Before the strike, Schwartz had a run-in with Michael Cardozo, the city’s corporation counsel, who was trying to get a judge to rule that any activities promoting a walkout, such as protesting or yelling “No Contract! No Work!” at a rally could be punishable by fines of $25,000 for the first instance, $50,000 the second instance and $100,000 the third instance.

“I called the lawsuit hogwash and dared him to show up in court,” Schwartz said. Cardozo didn’t show, but issued a release saying no appointment had been set. “If that had passed, the union would owe the city $415 billion — it’s like stupid,” he said. “It’s beneath the corporation counsel.”

Schwartz said it was quite an experience to watch the union representatives make phone calls to the bus and subway yards at 3 a.m. the day of the strike and tell the workers to bring all the vehicles in.
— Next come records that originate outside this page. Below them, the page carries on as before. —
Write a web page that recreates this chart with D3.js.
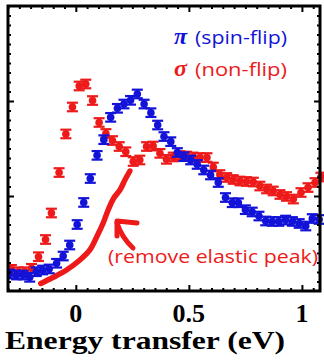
<!DOCTYPE html>
<html>
<head>
<meta charset="utf-8">
<script src="https://cdn.jsdelivr.net/npm/d3@7"></script>
<style>
  html, body { margin: 0; padding: 0; background: #fff; }
  svg { display: block; }
  .serif { font-family: "Times New Roman", "Liberation Serif", Tinos, serif; font-weight: bold; }
  .hand { font-family: "Comic Sans MS", "Open Sans", sans-serif; }
</style>
</head>
<body>
<div id="chart"></div>
<script>
// Energy transfer (eV) and intensity
const sigmaX = [-0.285, -0.255, -0.226, -0.196, -0.165, -0.134, -0.108, -0.074, -0.044, -0.015,
  0.015, 0.044, 0.074, 0.103, 0.133, 0.162, 0.192, 0.221, 0.254, 0.283,
  0.313, 0.342, 0.372, 0.401, 0.431, 0.460, 0.490, 0.519, 0.549, 0.580,
  0.608, 0.637, 0.667, 0.696, 0.726, 0.755, 0.785, 0.814, 0.844, 0.873,
  0.903, 0.932, 0.962, 0.996, 1.027, 1.058, 1.084];
const sigmaY = [0.228, 0.203, 0.203, 0.239, 0.361, 0.542, 0.821, 1.247, 1.653, 1.937,
  2.158, 2.179, 2.005, 1.774, 1.658, 1.584, 1.521, 1.466, 1.363, 1.379,
  1.521, 1.526, 1.449, 1.386, 1.411, 1.426, 1.421, 1.411, 1.405, 1.405,
  1.305, 1.226, 1.195, 1.174, 1.158, 1.153, 1.147, 1.105, 1.074, 1.053,
  1.016, 0.995, 0.968, 1.037, 1.089, 1.142, 1.200];

const piX = [-0.292, -0.262, -0.233, -0.204, -0.175, -0.147, -0.118, -0.085, -0.056, -0.027,
  0.006, 0.035, 0.064, 0.094, 0.124, 0.154, 0.184, 0.213, 0.242, 0.272,
  0.302, 0.332, 0.362, 0.390, 0.420, 0.449, 0.478, 0.508, 0.537, 0.566,
  0.596, 0.630, 0.662, 0.692, 0.719, 0.750, 0.780, 0.810, 0.840, 0.869,
  0.898, 0.928, 0.958, 0.988, 1.017, 1.046, 1.076];
const piY = [0.179, 0.168, 0.168, 0.144, 0.203, 0.221, 0.232, 0.292, 0.368, 0.484,
  0.700, 0.932, 1.184, 1.428, 1.593, 1.828, 1.923, 1.968, 2.007, 2.074,
  1.968, 1.877, 1.747, 1.626, 1.572, 1.458, 1.414, 1.379, 1.332, 1.274,
  1.221, 1.142, 0.984, 0.929, 0.929, 0.856, 0.832, 0.789, 0.737, 0.732,
  0.732, 0.747, 0.732, 0.711, 0.684, 0.763, 0.753];

// hand-drawn curve: sigma with the elastic peak removed
const inelX = [-0.155, -0.102, -0.041, 0.018, 0.062, 0.092, 0.121, 0.143, 0.168, 0.195, 0.217, 0.239];
const inelY = [0.079, 0.142, 0.221, 0.326, 0.432, 0.568, 0.716, 0.853, 0.979, 1.063, 1.168, 1.263];

const errBar = 0.045;
const xTickLabels = ['0', '0.5', '1'];
const xTickValues = [0, 0.5, 1];

const RED = '#ee1a1a';
const BLUE = '#1212d8';

const width = 324;
const height = 362;
const frame = { left: 8, right: 320, top: 6, bottom: 291 };

const svg = d3.select('#chart')
  .append('svg')
  .attr('width', width)
  .attr('height', height);

const x = d3.scaleLinear().domain([-0.30, 1.08]).range([frame.left, frame.right]);
const y = d3.scaleLinear().domain([0, 3]).range([frame.bottom, frame.top]);

// Clip marks to the frame
svg.append('clipPath').attr('id', 'plotClip')
  .append('rect')
  .attr('x', frame.left).attr('y', frame.top)
  .attr('width', frame.right - frame.left + 4)
  .attr('height', frame.bottom - frame.top);

const plot = svg.append('g').attr('clip-path', 'url(#plotClip)');

// inelastic curve (drawn first, under the points)
plot.append('path')
  .datum(inelX.map((v, i) => [v, inelY[i]]))
  .attr('fill', 'none')
  .attr('stroke', RED)
  .attr('stroke-width', 5.5)
  .attr('stroke-linecap', 'round')
  .attr('stroke-linejoin', 'round')
  .attr('d', d3.line().x((d) => x(d[0])).y((d) => y(d[1])).curve(d3.curveCatmullRom));

const drawSeries = (xs, ys, color) => {
  const data = xs.map((v, i) => ({ x: v, y: ys[i] }));
  const g = plot.append('g').attr('stroke', color).attr('fill', color);
  const pts = g.selectAll('g').data(data).join('g');
  pts.append('line')
    .attr('x1', (d) => x(d.x)).attr('x2', (d) => x(d.x))
    .attr('y1', (d) => y(d.y - errBar)).attr('y2', (d) => y(d.y + errBar))
    .attr('stroke-width', 2.2);
  [-1, 1].forEach((s) => {
    pts.append('line')
      .attr('x1', (d) => x(d.x) - 5.5).attr('x2', (d) => x(d.x) + 5.5)
      .attr('y1', (d) => y(d.y + s * errBar)).attr('y2', (d) => y(d.y + s * errBar))
      .attr('stroke-width', 2.2);
  });
  pts.append('circle')
    .attr('cx', (d) => x(d.x)).attr('cy', (d) => y(d.y))
    .attr('r', 3.8)
    .attr('stroke', 'none');
};

drawSeries(sigmaX, sigmaY, RED);
drawSeries(piX, piY, BLUE);

// Axes: ticks inward on all four sides
const xMinor = d3.range(-0.30, 1.08, 0.05).filter((v) => Math.abs(v / 0.5 - Math.round(v / 0.5)) > 1e-6);
const yMinor = d3.range(0.1, 3, 0.1).filter((v) => Math.abs(v - Math.round(v)) > 1e-6);
const yMajor = [1, 2];

const addAxis = (axis, transform) => {
  svg.append('g')
    .attr('transform', transform)
    .call(axis)
    .call((g) => g.select('.domain').remove())
    .call((g) => g.selectAll('.tick text').remove())
    .call((g) => g.selectAll('.tick line').attr('stroke', '#000').attr('stroke-width', 2));
};

addAxis(d3.axisBottom(x).tickValues(xTickValues).tickSize(-6), `translate(0,${frame.bottom})`);
addAxis(d3.axisBottom(x).tickValues(xMinor).tickSize(-3), `translate(0,${frame.bottom})`);
addAxis(d3.axisTop(x).tickValues(xTickValues).tickSize(-6), `translate(0,${frame.top})`);
addAxis(d3.axisTop(x).tickValues(xMinor).tickSize(-3), `translate(0,${frame.top})`);
addAxis(d3.axisLeft(y).tickValues(yMajor).tickSize(-6), `translate(${frame.left},0)`);
addAxis(d3.axisLeft(y).tickValues(yMinor).tickSize(-3), `translate(${frame.left},0)`);
addAxis(d3.axisRight(y).tickValues(yMajor).tickSize(-6), `translate(${frame.right},0)`);
addAxis(d3.axisRight(y).tickValues(yMinor).tickSize(-3), `translate(${frame.right},0)`);

svg.append('rect')
  .attr('x', frame.left).attr('y', frame.top)
  .attr('width', frame.right - frame.left)
  .attr('height', frame.bottom - frame.top)
  .attr('fill', 'none')
  .attr('stroke', '#000')
  .attr('stroke-width', 3);

// x tick labels
svg.append('g')
  .selectAll('text')
  .data(xTickValues)
  .join('text')
  .attr('class', 'serif')
  .attr('x', (d) => x(d))
  .attr('y', 322)
  .attr('text-anchor', 'middle')
  .attr('font-size', 26)
  .text((d, i) => xTickLabels[i]);

svg.append('text')
  .attr('class', 'serif')
  .attr('x', 5)
  .attr('y', 349)
  .attr('font-size', 26)
  .attr('textLength', 280)
  .attr('lengthAdjust', 'spacingAndGlyphs')
  .text('Energy transfer (eV)');

// legend
const legend = [
  { sym: 'π', label: '(spin-flip)', color: BLUE, yb: 44 },
  { sym: 'σ', label: '(non-flip)', color: RED, yb: 76 }
];
legend.forEach((d) => {
  svg.append('text')
    .attr('class', 'serif')
    .attr('x', 174).attr('y', d.yb)
    .attr('font-style', 'italic')
    .attr('font-size', 24)
    .attr('fill', d.color)
    .text(d.sym);
  svg.append('text')
    .attr('class', 'hand')
    .attr('x', 195).attr('y', d.yb)
    .attr('font-size', 19)
    .attr('fill', d.color)
    .attr('textLength', 92)
    .attr('lengthAdjust', 'spacingAndGlyphs')
    .text(d.label);
});

// annotation
svg.append('text')
  .attr('class', 'hand')
  .attr('x', 108).attr('y', 263)
  .attr('font-size', 19)
  .attr('fill', RED)
  .attr('textLength', 210)
  .attr('lengthAdjust', 'spacingAndGlyphs')
  .text('(remove elastic peak)');

const arrow = svg.append('g')
  .attr('fill', 'none')
  .attr('stroke', RED)
  .attr('stroke-width', 5)
  .attr('stroke-linecap', 'round')
  .attr('stroke-linejoin', 'round');
arrow.append('path').attr('d', 'M133,248 Q122,238 117,223');
arrow.append('path').attr('d', 'M137,223 L117,221 L117,236');
</script>
</body>
</html>
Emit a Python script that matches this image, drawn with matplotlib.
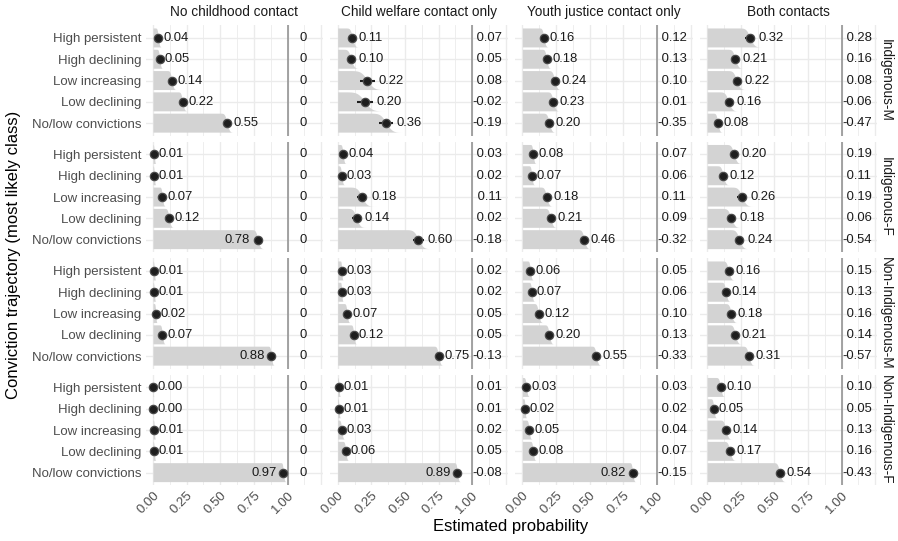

He stayed up all night prepping for his contempt hearing, which he argued that morning on one hour’s sleep.

As for how long the work stoppage will go on, he said, “I think it could last at least a week — nobody’s showing any signs of backing down.”

A longtime member of Greenwich Village’s Community Board 2, Schwartz’s chairs the board’s Waterfront and Parks Committee, which has also seen plenty of action lately with the ongoing disputes over the proposed Washington Square Park renovation. Asked what was more nerve wracking, dealing with the transit negotiations and court actions — during which he’s been spending long nights at the Grand Hyatt hotel away from his family — or an angry crowd of hundreds of Villagers upset over the renovation plans for the square, Schwartz said, obviously, the transit situation.

“But maybe that’s why I know how to stand in front of 400 people,” he noted.

Another Villager, Koch was the last mayor to be in office during a transit strike.

“We crushed the union in 1980,” Koch said on Monday. “I kept the city going. They walked over the bridges. It was when people started walking to work in their sneakers and carrying their shoes — and they still do.”

Koch pushed for harsh enforcement of the Taylor Law, which fines striking transit workers two days’ pay, though he said previous mayors hadn’t really used it.

“I insisted. You have to teach them a lesson,” he said. “And we taught them a big lesson.”

The day before the current strike, Koch predicted it wouldn’t happen, based on the treatment he meted out 25 years ago during that strike, which lasted 11 days. The 1980 walkout cost the union $1 million in fines and millions of dollars more in members’ union dues that the city kept instead of paying directly to the union, as well as costing striking workers 22 days of their salary, Koch said.

“I think they will ultimately remember the pain and they will not strike,” Koch said with assurance on Monday. But he was wrong, of course. Maybe the union’s philosophy is “no pain, no gain.”

Attorney Arthur Schwartz, former lead counsel of the Transport Workers Union, left, at the union hall on West End Ave. the day before the strike was called.